There are a variety of reasons that a chief information officer might want to move his IT infrastructure to containers. Moving to smaller granularity makes it easier to build microservices. Layered software pieces are easier to swap out. And containers offer scale-out of resources based on demand. But perhaps the biggest reason is that Kubernetes provides a pre-defined container management system.
“With containers the interesting part is not the container itself, it’s the Kubernetes that comes with it,” said Nicolas Thomas, a systems engineer at Fortinet. “Kubernetes was initiated by Google. It comes with an operational model. People, if they know Kubernetes, can operate any workload.”
This is especially helpful to eliminate a lot of the friction between developers and operators. “Developers only need to come up with the model for the container,” said Thomas. “And they don’t have to care about how it’s managed, upgraded, scaled. Both teams love that. Then developers just have to focus on their functions, and operators will understand how to operate them because they have a model.”
But there are still obstacles to plunging headfirst into containers. Jonathan Bryce, executive director with the OpenStack Foundation, recently explained one major issue to SDxCentral. “To date, most containers are running in VMs,” said Bryce. “In a lot of cases there’s a desire to have higher levels of isolation and security that virtualization can provide.”

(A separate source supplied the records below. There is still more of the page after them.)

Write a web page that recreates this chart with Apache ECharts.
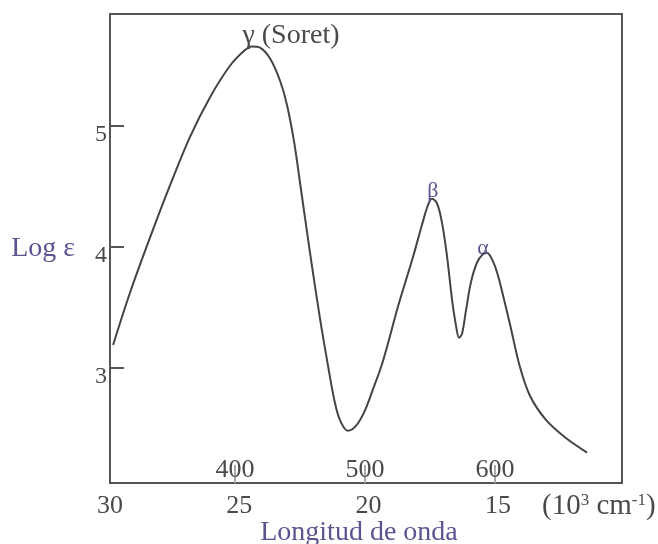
<!DOCTYPE html>
<html>
<head>
<meta charset="utf-8">
<script src="https://cdn.jsdelivr.net/npm/echarts@6/dist/echarts.min.js"></script>
<style>html,body{margin:0;padding:0;background:#fff}#c{width:658px;height:544px}</style>
</head>
<body>
<div id="c"></div>
<script>
// Wavenumber (10^3 cm^-1) and log epsilon
var wavenumber = [29.88, 29.23, 28.45, 27.68, 26.91, 26.13, 25.36, 24.78, 24.51, 24.20, 23.81, 23.43, 23.16, 22.88, 22.65, 22.27, 21.88, 21.57, 21.34, 21.11, 20.80, 20.49, 20.18, 19.87, 19.44, 18.86, 18.28, 17.94, 17.70, 17.55, 17.35, 17.16, 16.97, 16.77, 16.62, 16.50, 16.39, 16.23, 16.04, 15.81, 15.58, 15.42, 15.23, 15.03, 14.80, 14.53, 14.15, 13.76, 13.14, 12.37, 11.55];
var logEps     = [3.19, 3.62, 4.08, 4.51, 4.91, 5.24, 5.50, 5.63, 5.66, 5.65, 5.56, 5.38, 5.18, 4.87, 4.53, 3.96, 3.41, 3.02, 2.75, 2.57, 2.48, 2.52, 2.63, 2.80, 3.06, 3.51, 3.92, 4.18, 4.35, 4.40, 4.36, 4.20, 3.93, 3.56, 3.35, 3.25, 3.28, 3.48, 3.71, 3.87, 3.94, 3.95, 3.90, 3.79, 3.60, 3.36, 3.01, 2.77, 2.57, 2.42, 2.30];

var yTicks = [3, 4, 5];
var xTicks = [30, 25, 20, 15];
var nmLabels = ['400', '500', '600'];
var nmPos = [25.17, 20.14, 15.11];

var annoText = ['γ (Soret)', 'β', 'α'];
var annoX = [24.51, 17.55, 15.42];
var annoY = [5.66, 4.40, 3.95];

var serif = '"Liberation Serif", "DejaVu Serif", serif';
var gray = '#4a4a4a';
var purple = '#5b5490';

var pts = wavenumber.map(function (w, i) { return [w, logEps[i]]; });

var annoOffsets = [[39, -11], [1, -7], [-4, -5]];
var annoColors = [gray, purple, purple];
var annoSizes = [28, 22, 22];
var markData = annoText.map(function (t, i) {
  return {
    coord: [annoX[i], annoY[i]],
    label: {
      show: true, formatter: t, position: 'inside', offset: annoOffsets[i],
      color: annoColors[i], fontSize: annoSizes[i], fontFamily: serif
    }
  };
});

var chart = echarts.init(document.getElementById('c'), null, {renderer: 'canvas'});
chart.setOption({
  backgroundColor: '#fff',
  animation: false,
  grid: {left: 110, right: 36, top: 14, bottom: 61, outerBoundsMode: 'none', containLabel: false,
         show: true, borderColor: '#555', borderWidth: 2, backgroundColor: 'transparent'},
  xAxis: [{
    type: 'value', min: 10.2, max: 30, inverse: true,
    name: 'Longitud de onda', nameLocation: 'middle', nameGap: 36, nameMoveOverlap: false,
    nameTextStyle: {color: purple, fontSize: 28, fontFamily: serif, padding: [0, 14, 0, 0]},
    axisLine: {show: true, lineStyle: {color: '#555', width: 2}},
    axisTick: {show: false},
    splitLine: {show: false},
    axisLabel: {customValues: xTicks, color: gray, fontSize: 26, fontFamily: serif, margin: 10}
  }, {
    type: 'value', min: 10.2, max: 30, inverse: true, position: 'bottom',
    axisLine: {show: false},
    axisTick: {show: true, inside: true, length: 18, customValues: nmPos, lineStyle: {color: '#aaa', width: 2}},
    splitLine: {show: false},
    axisLabel: {
      inside: true, margin: 0, customValues: nmPos, color: gray, fontSize: 26, fontFamily: serif,
      formatter: function (v) {
        for (var i = 0; i < nmPos.length; i++) { if (Math.abs(nmPos[i] - v) < 1e-6) return nmLabels[i]; }
        return '';
      }
    }
  }],
  yAxis: {
    type: 'value', min: 2.048, max: 5.928,
    name: 'Log ε', nameLocation: 'middle', nameRotate: 0, nameGap: 35, nameMoveOverlap: false,
    nameTextStyle: {color: purple, fontSize: 28, fontFamily: serif, padding: [0, 0, 24, 0]},
    axisLine: {show: true, lineStyle: {color: '#555', width: 2}},
    axisTick: {show: true, inside: true, length: 14, customValues: yTicks, lineStyle: {color: '#555', width: 2}},
    splitLine: {show: false},
    axisLabel: {customValues: yTicks, color: gray, fontSize: 24, fontFamily: serif, margin: 3, verticalAlign: 'top', lineHeight: 18}
  },
  series: [{
    type: 'line', data: pts, smooth: 0.35, symbol: 'none',
    lineStyle: {color: '#444', width: 2},
    markPoint: {symbol: 'circle', symbolSize: 0, data: markData}
  }],
  graphic: [{
    type: 'text', left: 542, top: 492,
    style: {
      text: '(10{sup|3} cm{sup|-1})', fill: gray, fontSize: 29, fontFamily: serif,
      rich: {sup: {fontSize: 17, fontFamily: serif, fill: gray, verticalAlign: 'top', padding: [0, 0, 10, 0]}}
    }
  }]
});
</script>
</body>
</html>
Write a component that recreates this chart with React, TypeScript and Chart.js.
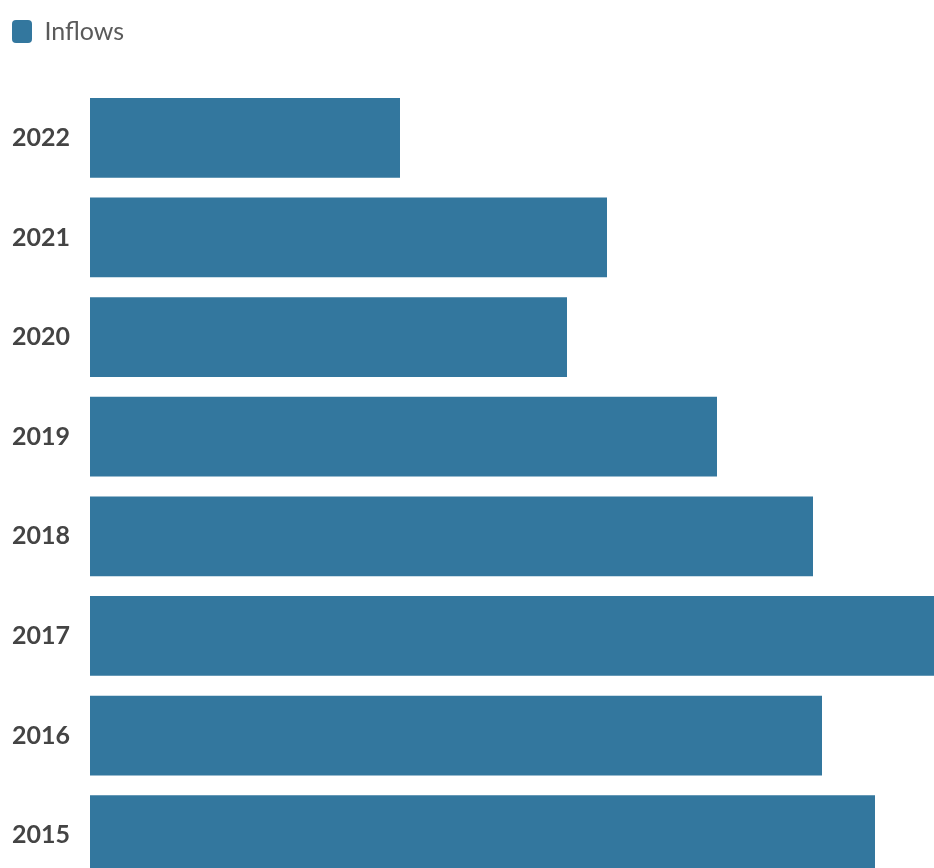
import React, { useEffect, useRef } from "react";
import { Chart, registerables } from "chart.js";

Chart.register(...registerables);

const categories: string[] = ["2022", "2021", "2020", "2019", "2018", "2017", "2016", "2015"];
const inflows: number[] = [31.0, 51.7, 47.7, 62.7, 72.3, 84.4, 73.2, 78.5];
const seriesLabel = "Inflows";
const barColor = "#33779e";

export default function App() {
  const canvasRef = useRef<HTMLCanvasElement | null>(null);

  useEffect(() => {
    if (!canvasRef.current) return;
    const legendSpacer = {
      id: "legendSpacer",
      beforeInit(chart: any) {
        if (!chart.legend) return;
        const origFit = chart.legend.fit;
        chart.legend.fit = function () {
          origFit.bind(chart.legend)();
          this.height += 34;
        };
      },
    };
    const chart = new Chart(canvasRef.current, {
      type: "bar",
      data: {
        labels: categories,
        datasets: [
          {
            label: seriesLabel,
            data: inflows,
            backgroundColor: barColor,
            borderWidth: 0,
            borderRadius: 0,
            barPercentage: 0.8,
            categoryPercentage: 1.0,
          } as any,
        ],
      },
      options: {
        indexAxis: "y",
        animation: false,
        responsive: false,
        maintainAspectRatio: false,
        devicePixelRatio: 1,
        layout: { padding: { top: 7, left: 0, right: 0, bottom: 0 } },
        plugins: {
          legend: {
            display: true,
            position: "top",
            align: "start",
            labels: {
              boxWidth: 20,
              boxHeight: 23,
              padding: 12,
              useBorderRadius: true,
              borderRadius: 4,
              color: "#5a5a5a",
              font: { family: "Lato", size: 25 },
            } as any,
          },
          tooltip: { enabled: false },
        },
        scales: {
          x: {
            display: false,
            min: 0,
            max: Math.max(...inflows),
          },
          y: {
            grid: { display: false, drawTicks: false },
            border: { display: false },
            ticks: {
              padding: 20,
              color: "#444444",
              font: { family: "Lato", size: 25, weight: "bold" },
            },
            afterFit(scale: any) {
              scale.width = 90;
            },
          },
        },
      },
      plugins: [legendSpacer],
    });
    return () => chart.destroy();
  }, []);

  return (
    <div
      style={{
        position: "fixed",
        top: 0,
        left: 0,
        width: 934,
        height: 868,
        overflow: "hidden",
        background: "#ffffff",
      }}
    >
      <canvas
        ref={canvasRef}
        width={934}
        height={920}
        style={{ display: "block", width: 934, height: 920 }}
      />
    </div>
  );
}
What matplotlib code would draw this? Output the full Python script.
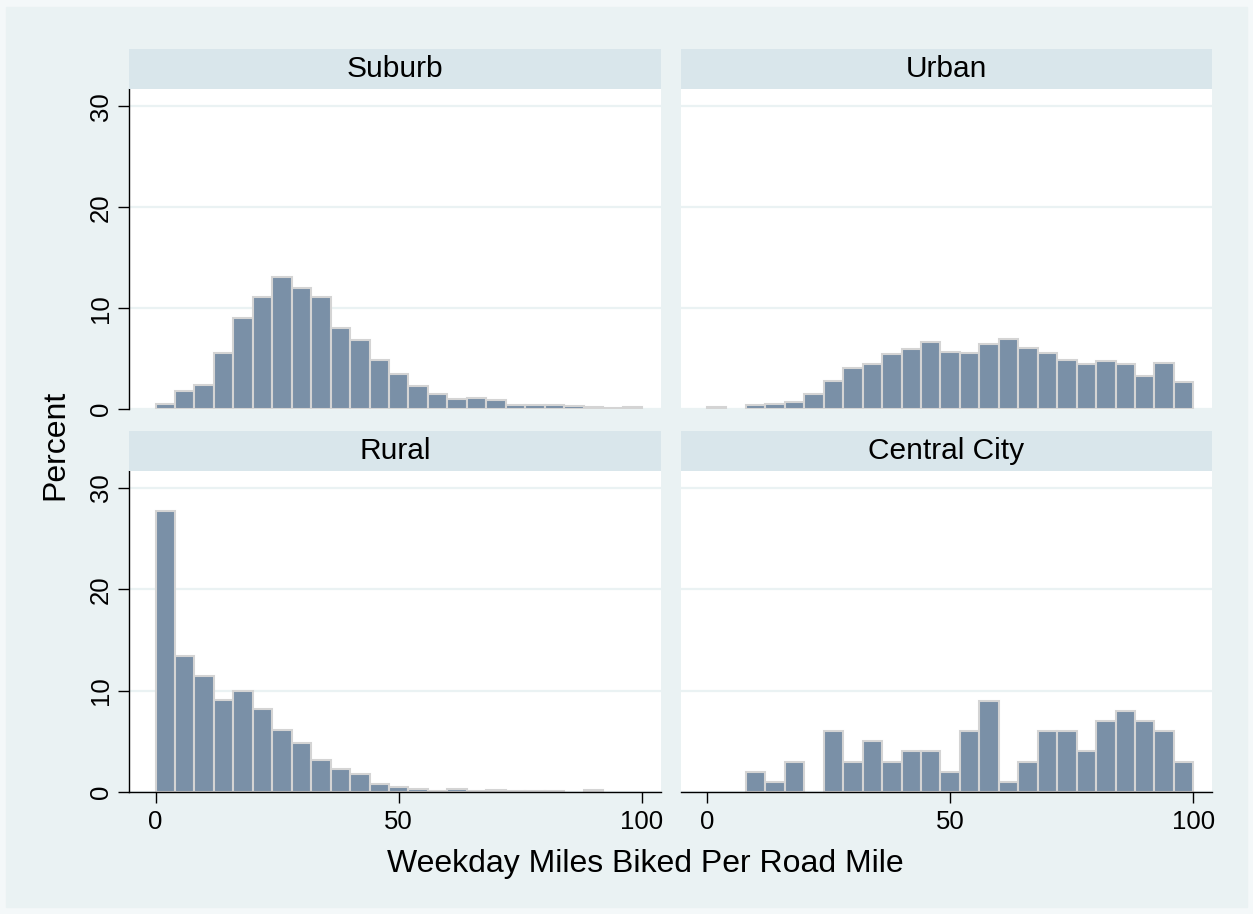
import numpy as np
import matplotlib.pyplot as plt
from matplotlib.patches import Rectangle

plt.rcParams['font.family'] = ['Liberation Sans', 'DejaVu Sans']

# 25 bins of width 4 from 0 to 100, heights in percent
bin_edges = np.arange(0, 104, 4)

suburb = [0.5, 1.8, 2.4, 5.6, 9.0, 11.1, 13.1, 12.0, 11.1, 8.05, 6.9, 4.9, 3.5,
          2.3, 1.55, 1.05, 1.15, 0.95, 0.46, 0.46, 0.46, 0.3, 0.2, 0.1, 0.2]
urban = [0.26, 0, 0.43, 0.56, 0.76, 1.5, 2.8, 4.06, 4.46, 5.5, 6.0, 6.67, 5.7,
         5.6, 6.47, 6.93, 6.07, 5.54, 4.88, 4.52, 4.8, 4.46, 3.3, 4.6, 2.67]
rural = [27.7, 13.4, 11.4, 9.05, 10.0, 8.2, 6.1, 4.8, 3.2, 2.3, 1.77, 0.75, 0.52,
         0.3, 0.1, 0.25, 0.1, 0.2, 0.1, 0.1, 0.1, 0, 0.15, 0, 0]
central_city = [0, 0, 2, 1, 3, 0, 6, 3, 5, 3, 4, 4, 2, 6, 9, 1, 3, 6, 6, 4, 7, 8,
                7, 6, 3]

panels = [("Suburb", suburb), ("Urban", urban),
          ("Rural", rural), ("Central City", central_city)]

W, H = 1253, 914
fig = plt.figure(figsize=(W / 100, H / 100), dpi=100, facecolor='#f4f8f9')
fig.patches.append(Rectangle((6 / W, 7 / H), 1 - 12 / W, 1 - 14 / H,
                             transform=fig.transFigure, color='#eaf2f3', zorder=-1))

bar_color = '#7a90a7'
edge_color = '#d4d4d4'
strip_color = '#d9e6eb'
grid_color = '#eaf2f3'

lefts = [129.3, 680.7]
tops = [(89.3, 409.3, 49.0), (470.7, 792.0, 431.0)]
pw = 531.4

for i, (name, vals) in enumerate(panels):
    row, col = divmod(i, 2)
    x0 = lefts[col]
    ytop, ybot, stop = tops[row]
    ax = fig.add_axes([x0 / W, 1 - ybot / H, pw / W, (ybot - ytop) / H])
    vals = np.array(vals, dtype=float)
    keep = vals > 0
    ax.bar(bin_edges[:-1][keep], vals[keep], width=4, align='edge',
           color=bar_color, edgecolor=edge_color, linewidth=1.5, zorder=2)
    ax.set_xlim(-5.4, 103.85)
    ax.set_ylim(0, 31.7)
    ax.set_yticks([0, 10, 20, 30])
    ax.set_xticks([0, 50, 100])
    ax.grid(axis='y', color=grid_color, linewidth=1.6, zorder=0)
    ax.set_axisbelow(True)
    for s in ['top', 'right']:
        ax.spines[s].set_visible(False)
    ax.spines['left'].set_visible(col == 0)
    ax.spines['bottom'].set_visible(row == 1)
    ax.spines['left'].set_linewidth(1.0)
    ax.spines['bottom'].set_linewidth(1.0)
    ax.tick_params(axis='y', left=(col == 0), labelleft=(col == 0), length=8,
                   width=1.0, labelsize=18.5, pad=4)
    ax.tick_params(axis='x', bottom=(row == 1), labelbottom=(row == 1), length=8,
                   width=1.0, labelsize=18.5, pad=5)
    if col == 0:
        for lab in ax.get_yticklabels():
            lab.set_rotation(90)
            lab.set_va('center')
    # strip header
    sax = fig.add_axes([x0 / W, 1 - ytop / H, pw / W, (ytop - stop) / H])
    sax.set_facecolor(strip_color)
    sax.set_xticks([])
    sax.set_yticks([])
    for s in sax.spines.values():
        s.set_visible(False)
    sax.text(0.5, 0.5, name, ha='center', va='center', fontsize=21.5,
             transform=sax.transAxes)

fig.text(55 / W, 1 - 445 / H, 'Percent', rotation=90, ha='center', va='center',
         fontsize=23)
fig.text(645 / W, 1 - 864 / H, 'Weekday Miles Biked Per Road Mile', ha='center',
         va='center', fontsize=23)

fig.savefig('out.png', dpi=100, facecolor=fig.get_facecolor())
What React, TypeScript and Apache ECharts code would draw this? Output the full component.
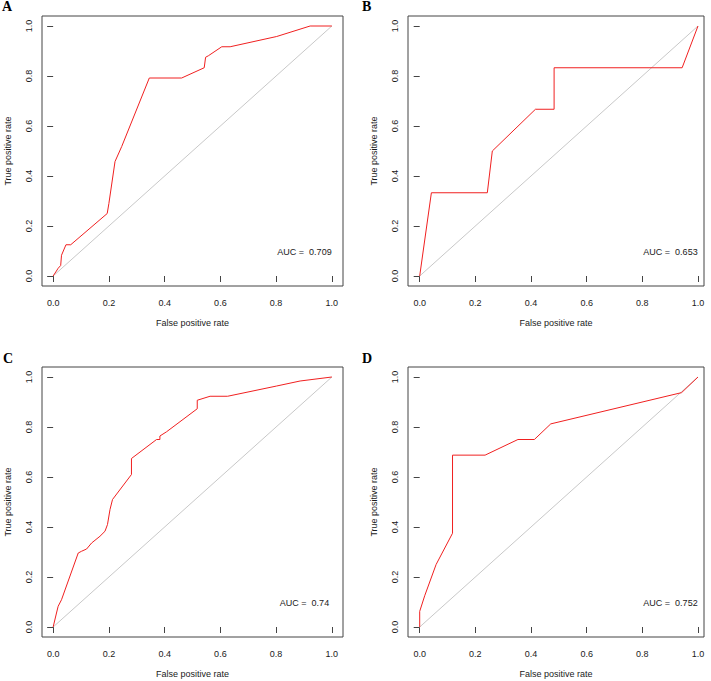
import React, { useEffect, useRef } from "react";
import * as echarts from "echarts";

// Panel labels and AUC values
const panelLetters = ["A", "B", "C", "D"];
const aucTexts = ["AUC =  0.709", "AUC =  0.653", "AUC =  0.74", "AUC =  0.752"];

// Axis ticks
const tickValues = [0, 0.2, 0.4, 0.6, 0.8, 1.0];
const xTitle = "False positive rate";
const yTitle = "True positive rate";

// ROC curve A
const fprA = [0, 0.018, 0.027, 0.030, 0.046, 0.063, 0.194, 0.200, 0.222, 0.246, 0.345, 0.461, 0.542, 0.547, 0.557, 0.605, 0.635, 0.802, 0.922, 1];
const tprA = [0, 0.031, 0.042, 0.083, 0.125, 0.125, 0.25, 0.29, 0.458, 0.518, 0.792, 0.792, 0.833, 0.875, 0.881, 0.917, 0.917, 0.958, 1, 1];

// ROC curve B
const fprB = [0, 0.042, 0.243, 0.261, 0.416, 0.483, 0.483, 0.943, 1];
const tprB = [0, 0.333, 0.333, 0.5, 0.667, 0.667, 0.833, 0.833, 1];

// ROC curve C
const fprC = [0, 0.012, 0.018, 0.030, 0.090, 0.102, 0.120, 0.138, 0.168, 0.186, 0.195, 0.204, 0.213, 0.281, 0.281, 0.371, 0.383, 0.383, 0.407, 0.517, 0.517, 0.563, 0.626, 0.802, 0.886, 1];
const tprC = [0, 0.056, 0.083, 0.109, 0.296, 0.303, 0.312, 0.336, 0.363, 0.383, 0.410, 0.470, 0.510, 0.610, 0.674, 0.750, 0.750, 0.764, 0.781, 0.873, 0.907, 0.923, 0.923, 0.964, 0.984, 1];

// ROC curve D
const fprD = [0, 0, 0.018, 0.059, 0.118, 0.118, 0.235, 0.353, 0.412, 0.471, 0.941, 1];
const tprD = [0, 0.0625, 0.125, 0.25, 0.375, 0.6875, 0.6875, 0.75, 0.75, 0.8125, 0.9375, 1];

// Chance diagonal
const diagX = [0, 1];
const diagY = [0, 1];

const FONT = '"Liberation Sans", Arial, sans-serif';
const TEXT = "#1a1a1a";
const BOX = "#444";

export default function App() {
  const ref = useRef<HTMLDivElement>(null);

  useEffect(() => {
    if (!ref.current) return;
    const chart = echarts.init(ref.current, null, { renderer: "svg" });

    const panels = [
      { fpr: fprA, tpr: tprA, grid: { left: 42, top: 16, width: 301, height: 270 }, xr: [-0.04, 1.04], letter: [2, 13], auc: [304.5, 252] },
      { fpr: fprB, tpr: tprB, grid: { left: 408, top: 16, width: 296, height: 270 }, xr: [-0.042, 1.0216], letter: [362, 13], auc: [670.5, 252] },
      { fpr: fprC, tpr: tprC, grid: { left: 42, top: 367, width: 301, height: 270 }, xr: [-0.04, 1.04], letter: [3, 365], auc: [304.5, 603] },
      { fpr: fprD, tpr: tprD, grid: { left: 408, top: 367, width: 296, height: 270 }, xr: [-0.042, 1.0216], letter: [362, 365], auc: [670.5, 603] },
    ];

    const grids: any[] = [];
    const xAxes: any[] = [];
    const yAxes: any[] = [];
    const series: any[] = [];
    const graphics: any[] = [];

    panels.forEach((p, i) => {
      grids.push({ ...p.grid, show: true, borderColor: BOX, borderWidth: 1, backgroundColor: "transparent", containLabel: false });
      xAxes.push({
        type: "value",
        gridIndex: i,
        min: p.xr[0],
        max: p.xr[1],
        axisLine: { show: false },
        splitLine: { show: false },
        axisTick: { show: true, inside: false, length: 6, customValues: tickValues, lineStyle: { color: BOX, width: 1 } },
        axisLabel: {
          customValues: tickValues,
          formatter: (v: number) => v.toFixed(1),
          fontSize: 9,
          fontFamily: FONT,
          color: TEXT,
          margin: 12,
        },
        name: xTitle,
        nameLocation: "middle",
        nameGap: 32,
        nameTextStyle: { fontSize: 9, fontFamily: FONT, color: TEXT },
      });
      yAxes.push({
        type: "value",
        gridIndex: i,
        min: -0.04,
        max: 1.04,
        axisLine: { show: false },
        splitLine: { show: false },
        axisTick: { show: true, inside: false, length: 6, customValues: tickValues, lineStyle: { color: BOX, width: 1 } },
        axisLabel: {
          customValues: tickValues,
          formatter: (v: number) => v.toFixed(1),
          fontSize: 9,
          fontFamily: FONT,
          color: TEXT,
          rotate: 90,
          margin: 9,
        },
        name: yTitle,
        nameLocation: "middle",
        nameGap: 30,
        nameTextStyle: { fontSize: 9, fontFamily: FONT, color: TEXT },
      });
      series.push({
        type: "line",
        xAxisIndex: i,
        yAxisIndex: i,
        data: diagX.map((x, k) => [x, diagY[k]]),
        showSymbol: false,
        symbol: "none",
        lineStyle: { color: "#c8c8c8", width: 1 },
        silent: true,
      });
      series.push({
        type: "line",
        xAxisIndex: i,
        yAxisIndex: i,
        data: p.fpr.map((x, k) => [x, p.tpr[k]]),
        showSymbol: false,
        symbol: "none",
        lineStyle: { color: "#f02020", width: 1 },
        silent: true,
      });
      graphics.push({
        type: "text",
        x: p.letter[0],
        y: p.letter[1],
        style: {
          text: panelLetters[i],
          font: 'bold 14px "Liberation Serif", "Times New Roman", serif',
          fill: "#000",
          textVerticalAlign: "bottom",
          verticalAlign: "bottom",
        },
      });
      graphics.push({
        type: "text",
        x: p.auc[0],
        y: p.auc[1],
        style: {
          text: aucTexts[i],
          font: '9px "Liberation Sans", Arial, sans-serif',
          fill: TEXT,
          align: "center",
          verticalAlign: "middle",
          textAlign: "center",
          textVerticalAlign: "middle",
        },
      });
    });

    chart.setOption({
      animation: false,
      backgroundColor: "#fff",
      grid: grids,
      xAxis: xAxes,
      yAxis: yAxes,
      series,
      graphic: graphics,
    });

    return () => chart.dispose();
  }, []);

  return (
    <div
      ref={ref}
      style={{ position: "fixed", left: 0, top: 0, width: 711, height: 681, background: "#fff" }}
    />
  );
}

Thomas agreed that containers lack isolation. He said, ideally, applications will be developed for containers from the get-go. “It’s a lot of engineering of the application to take all the benefits of moving to Kubernetes and containers,” he said. “The important part is to architect the application to benefit from the scalability of Kubernetes.”
Apparently, some customers have been asking Fortinet to provide them with the firewalls they’re accustomed to, but as a container. “That is not a good idea today,” said Thomas. “My job as a firewall is to protect. You have no isolation.” Fortinet does however provide a web application firewall in a container. “We address that from the network because we have APIs and understand Kubernetes,” he said.
The Kata Containers open source project is working to bridge the security gaps between VMs and containers. The platform provides greater isolation for containers by running a dedicated kernel within each container as opposed to the standard container practice of sharing a kernel between multiple containers. Kata Containers may provide security vendors like Fortinet with the isolation it needs.
MANO vs. Kubernetes
Recently, a panel of service providers discussed the implementation of management and network orchestration (MANO) software into their networks. And one of the panelists suggested that a cloud-native, container-based architecture orchestrated by Kubernetes had the potential to negate the need for MANO.
“It’s controversial and remains to be seen,” said Bryce Mitchell, the director of NFV at Canadian service provider Telus. “But there’s an argument that if you have good integrated CI/CD and something like Kubernetes to orchestrate it, you may not need MANO.”
Thomas was taken aback by that idea. “The cloud by design is multi-tenant,” he said. “The Kubernetes environment, by definition, is one user. You would need to containerize everything and rely on the LSO. When we started ETSI NFV, they saw it as a huge orchestrator for all networks and all the different elements. Whereas a model with Kubernetes would be completely different. There is some fundamental mismatch.”